Underwater Homeowners and Refinancing

You'd love to refinance your mortgage. You've seen that the average interest rates on 30-year and 15-year fixed-rate mortgage loans are still at near-historic lows. You know that you could save more than $1,000 a year by refinancing to a mortgage that comes with a lower interest rate.

There's just one problem: You are underwater on your mortgage. You owe more on your home than what your residence is worth, an unfortunate byproduct of the drop in housing values that started in late 2006 and early 2007. Most conventional mortgage lenders will not grant you a refinance if you have negative equity.

Don't give up hope, however. You might, thanks to government programs, be able to refinance your home loan even if you are underwater.

The Challenge

Most mortgage lenders require that you have at least 20 percent equity in your home before they will approve you for a mortgage refinance. In other words, if your home is worth $200,000, lenders want you to have a mortgage that is at least $40,000 less than that $200,000 figure.

If you have a mortgage of $250,000 on a house that is now worth $200,000 thanks to falling home prices, you obviously lack the 20 percent equity that lenders want.

What do you do? It is time to turn to the government for help.

HARP

The government currently offers its Home Affordable Refinance Program, better known by the acronym HARP, to homeowners who have little or negative equity in their homes. This program provides financial incentives to lenders that agree to refinance the mortgages of homeowners who lack the traditional 20 percent of equity.

The goal of HARP is simple: The government wants to provide underwater homeowners with the chance to enjoy the low interest rates that are making owning a home more affordable today.

In August 2017, the Federal Housing Finance Agency announced that they were extending the HARP program through the 2018 calendar year.

To start the HARP process, you must call your current mortgage company. Unlike a traditional mortgage refinancing, HARP only allows you to work with your existing lender. Don't call the government, either. While the federal government sponsors HARP, it is private mortgage lenders that run the program and decide whether you qualify or don't qualify for a refinance.

The Process

When you call your lender, you will need to tell an account representative that you are underwater on your mortgage and that you would like to refinance through the HARP program. Your lender will have to make sure that you meet specific program requirements. Participation in the program requires that you be paying off a Fannie Mae or Freddie Mac owned or guaranteed mortgage. You must be current on your mortgage payments at the time of your refinance request, and you must not have missed any payments in the last 12 months.
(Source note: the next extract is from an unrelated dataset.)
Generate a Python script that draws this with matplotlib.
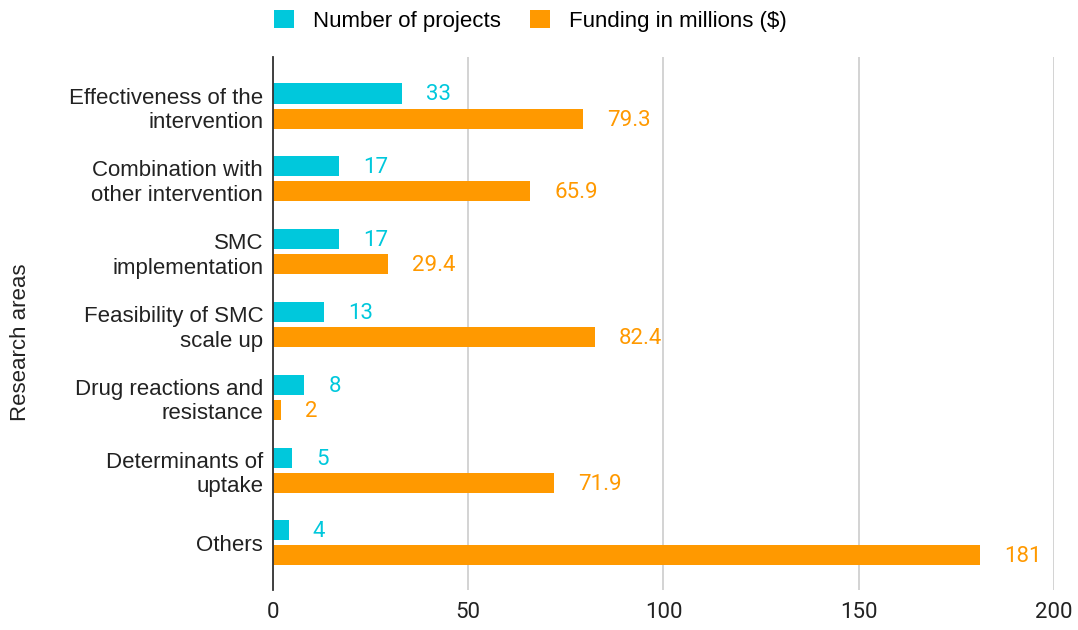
import matplotlib.pyplot as plt
import numpy as np
from matplotlib.patches import Patch

plt.rcParams['font.family'] = ['Liberation Sans', 'DejaVu Sans']

categorias = ["Effectiveness of the\nintervention", "Combination with\nother intervention",
              "SMC\nimplementation", "Feasibility of SMC\nscale up",
              "Drug reactions and\nresistance", "Determinants of\nuptake", "Others"]
projetos = [33, 17, 17, 13, 8, 5, 4]
financiamento = [79.3, 65.9, 29.4, 82.4, 2, 71.9, 181]
rotulos_fin = ["79.3", "65.9", "29.4", "82.4", "2", "71.9", "181"]

cor1 = "#00C8DC"
cor2 = "#FF9900"

fig = plt.figure(figsize=(10.78, 6.3), dpi=100)
ax = fig.add_axes([0.2532, 0.0635, 0.7245, 0.846])

y = np.arange(len(categorias))
h = 0.275
off = 0.172

#Barras
ax.barh(y - off, projetos, height=h, color=cor1, zorder=3)
ax.barh(y + off, financiamento, height=h, color=cor2, zorder=3)

#Rótulos de valor
for i in range(len(categorias)):
    ax.text(projetos[i] + 6.2, y[i] - off + 0.02, str(projetos[i]), color=cor1,
            fontsize=16, va="center", ha="left", family="Roboto")
    ax.text(financiamento[i] + 6.2, y[i] + off + 0.02, rotulos_fin[i], color=cor2,
            fontsize=16, va="center", ha="left", family="Roboto")

ax.set_xlim(0, 200)
ax.set_ylim(6.646, -0.673)
ax.set_xticks([0, 50, 100, 150, 200])
ax.set_xticklabels(["0", "50", "100", "150", "200"], family="Roboto", fontsize=16)
ax.set_yticks(y)
ax.set_yticklabels(categorias, fontsize=16, ha="right", linespacing=1.22)
ax.tick_params(axis="x", length=0, pad=9, colors="#222222")
ax.tick_params(axis="y", length=0, pad=7, colors="#222222")
ax.grid(axis="x", color="#cccccc", linewidth=1.2, zorder=0)

for s in ["top", "right", "bottom"]:
    ax.spines[s].set_visible(False)
ax.spines["left"].set_color("#333333")
ax.spines["left"].set_linewidth(1.3)
ax.spines["left"].set_zorder(4)

fig.text(0.009, 0.457, "Research areas", rotation=90, va="center", ha="left",
         fontsize=16, color="#222222")

#Legenda
legenda = [Patch(facecolor=cor1, label="Number of projects"),
           Patch(facecolor=cor2, label="Funding in millions ($)")]
fig.legend(handles=legenda, loc="center", bbox_to_anchor=(0.492, 0.967), ncol=2,
           frameon=False, fontsize=16, handlelength=0.9, handleheight=0.9,
           handletextpad=0.85, columnspacing=1.3)

plt.savefig("out.png", dpi=100)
Once your lender determines that you qualify for the program, it will then proceed as if you were requesting a standard mortgage refinance. You will have to provide your lender with copies of financial documents that your lender can use to verify your income and debts. That could include your two most recent work pay stubs, your last two months’ worth of bank statements and last two years’ worth of income tax returns. Your lender might also request copies of your most recent credit card statements, student loan bills, car payment stubs and retirement savings account statements.

Your lender will also run your credit. That is important; you will need a high three-digit credit score to qualify for an interest rate low enough to make refinancing financially worthwhile. Remember, refinancing is not free. You can expect to pay from 3 percent to 6 percent of your outstanding loan balance in closing fees and settlement costs. You will need to obtain an interest rate that is low enough to generate enough savings each month to allow you to recoup those refinancing costs promptly.

In general, mortgage lenders reserve their lowest interest rates for those borrowers who boast three-digit credit scores of 740 or higher on the commonly used FICO credit-scoring scale. Remember, the higher your credit score, the lower your interest rate will be. If you want to qualify for today's historically low rates, you will need that credit score of 740 or higher.

If your finances are healthy, and your credit score high, the odds are good that your lender will approve your mortgage, even if you are underwater. You just have to make sure that you qualify for the government's HARP program.